Task brief – Images should be left out, and everything else in the listing reproduced exactly.

---

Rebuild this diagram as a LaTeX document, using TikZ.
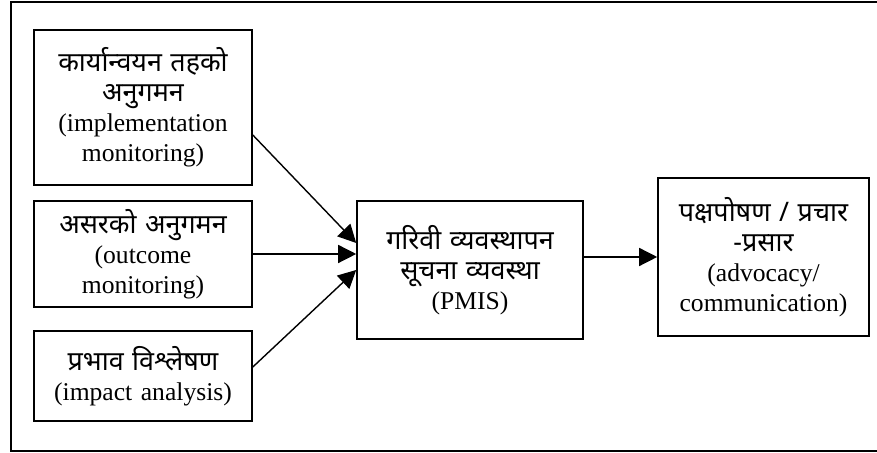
\documentclass[tikz,border=0pt]{standalone}
\usepackage{fontspec}
\setmainfont{Liberation Serif}
\newfontfamily\deva[Script=Devanagari,Scale=1.05]{Noto Sans}
\usetikzlibrary{arrows.meta}

\tikzset{
  box/.style={draw,line width=0.8pt,align=center,inner sep=0pt,font=\fontsize{12.8}{15}\selectfont},
  conn/.style={line width=0.7pt,arrows={-Triangle[length=9pt,width=9pt]}}
}

\begin{document}
\begin{tikzpicture}[x=0.5pt,y=0.5pt]
        \useasboundingbox (0,0) rectangle (877,453);
        \draw[line width=0.8pt] (877,451) -- (11,451) -- (11,2) -- (877,2);
        \node[box,text width=109pt,minimum height=77.5pt] (impl) at (143,345.5) {{\deva कार्यान्वयन तहको}\\{\deva अनुगमन}\\(implementation\\monitoring)};
        \node[box,text width=109pt,minimum height=53pt] (outcome) at (143,199) {{\deva असरको अनुगमन}\\(outcome\\monitoring)};
        \node[box,text width=109pt,minimum height=45pt] (impact) at (143,77) {{\deva प्रभाव विश्लेषण}\\(impact analysis)};
        \node[box,text width=113pt,minimum height=69pt] (pmis) at (470,183) {{\deva गरिवी व्यवस्थापन}\\{\deva सूचना व्यवस्था}\\(PMIS)};
        \node[box,text width=105.5pt,minimum height=79pt] (adv) at (763.5,196) {{\deva पक्षपोषण / प्रचार}\\{\deva -प्रसार}\\(advocacy/\\communication)};
        \draw[conn] ([yshift=-13.75pt]impl.east) -- ([yshift=13.5pt]pmis.west);
        \draw[conn] (outcome.east) -- (outcome.east -| pmis.west);
        \draw[conn] ([yshift=4.5pt]impact.east) -- (pmis.west);
        \draw[conn] (pmis.east |- adv.west) -- (adv.west);
      \end{tikzpicture}
\end{document}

---

Output for this task –
Rebuild this diagram as a LaTeX document, using TikZ.
\documentclass[tikz,border=0pt]{standalone}
\usepackage{fontspec}
\setmainfont{Liberation Serif}
\newfontfamily\deva[Script=Devanagari,Scale=1.05]{Noto Sans}
\usetikzlibrary{arrows.meta}

\tikzset{
  box/.style={draw,line width=0.8pt,align=center,inner sep=0pt,font=\fontsize{12.8}{15}\selectfont},
  conn/.style={line width=0.7pt,arrows={-Triangle[length=9pt,width=9pt]}}
}

\begin{document}
\begin{tikzpicture}[x=0.5pt,y=0.5pt]
        \useasboundingbox (0,0) rectangle (877,453);
        \draw[line width=0.8pt] (877,451) -- (11,451) -- (11,2) -- (877,2);
        \node[box,text width=109pt,minimum height=77.5pt] (impl) at (143,345.5) {{\deva कार्यान्वयन तहको}\\{\deva अनुगमन}\\(implementation\\monitoring)};
        \node[box,text width=109pt,minimum height=53pt] (outcome) at (143,199) {{\deva असरको अनुगमन}\\(outcome\\monitoring)};
        \node[box,text width=109pt,minimum height=45pt] (impact) at (143,77) {{\deva प्रभाव विश्लेषण}\\(impact analysis)};
        \node[box,text width=113pt,minimum height=69pt] (pmis) at (470,183) {{\deva गरिवी व्यवस्थापन}\\{\deva सूचना व्यवस्था}\\(PMIS)};
        \node[box,text width=105.5pt,minimum height=79pt] (adv) at (763.5,196) {{\deva पक्षपोषण / प्रचार}\\{\deva -प्रसार}\\(advocacy/\\communication)};
        \draw[conn] ([yshift=-13.75pt]impl.east) -- ([yshift=13.5pt]pmis.west);
        \draw[conn] (outcome.east) -- (outcome.east -| pmis.west);
        \draw[conn] ([yshift=4.5pt]impact.east) -- (pmis.west);
        \draw[conn] (pmis.east |- adv.west) -- (adv.west);
      \end{tikzpicture}
\end{document}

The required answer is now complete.